Selecting the right socket is the first line of defense against voltage drop issues.

* For High-Current Pins (Power/Ground):
* Prioritize: Sockets with dual or multiple contacts per pin. This parallel connection halves the effective resistance and current per contact.
* Specify: High-current rated contacts (e.g., 2A+ per pin) with robust plating (hard gold).
Verify: Manufacturer’s data on contact resistance at your required current*, not just at low signal levels.

* For Precision Measurement Pins (Reference, Analog):
* Prioritize: Sockets compatible with Kelvin sensing on the load board design.
* Specify: Contacts with stable, low-noise resistance characteristics.

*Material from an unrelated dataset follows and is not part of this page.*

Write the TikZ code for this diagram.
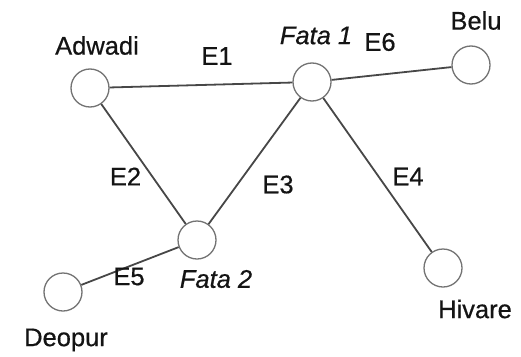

* For Burn-in/Aging Applications:
* Prioritize: Sockets specifically rated for extended high-temperature and high-current operation.
* Demand: Lifespan data based on hours at temperature/current, not just cycle count.
* Consider: Materials and platings with proven stability against thermal oxidation and creep.

* General Procurement Checklist:
* Request detailed contact resistance distribution data (min, max, average) from the vendor.
* Clarify the test conditions (force, current) used for the vendor’s resistance specification.
* For critical applications, require socket validation reports from the vendor or perform incoming inspection.
* Factor in the total cost of test, including socket replacement frequency and yield impact, not just the unit price.

Conclusion

Socket voltage drop is a pervasive physical phenomenon that directly impacts test accuracy, yield, and operational cost. Effective compensation is not a single solution but a multi-layered strategy: first, select a socket with an appropriate design and materials for the electrical and environmental demands; second, implement in-situ Kelvin sensing for active compensation during test; and third, establish a rigorous monitoring and maintenance regimen to track contact degradation over time. By treating the test socket as a critical precision component—with its own electrical specifications and wear characteristics—hardware, test, and procurement teams can ensure measurement integrity, maximize test cell throughput, and achieve the highest possible product quality.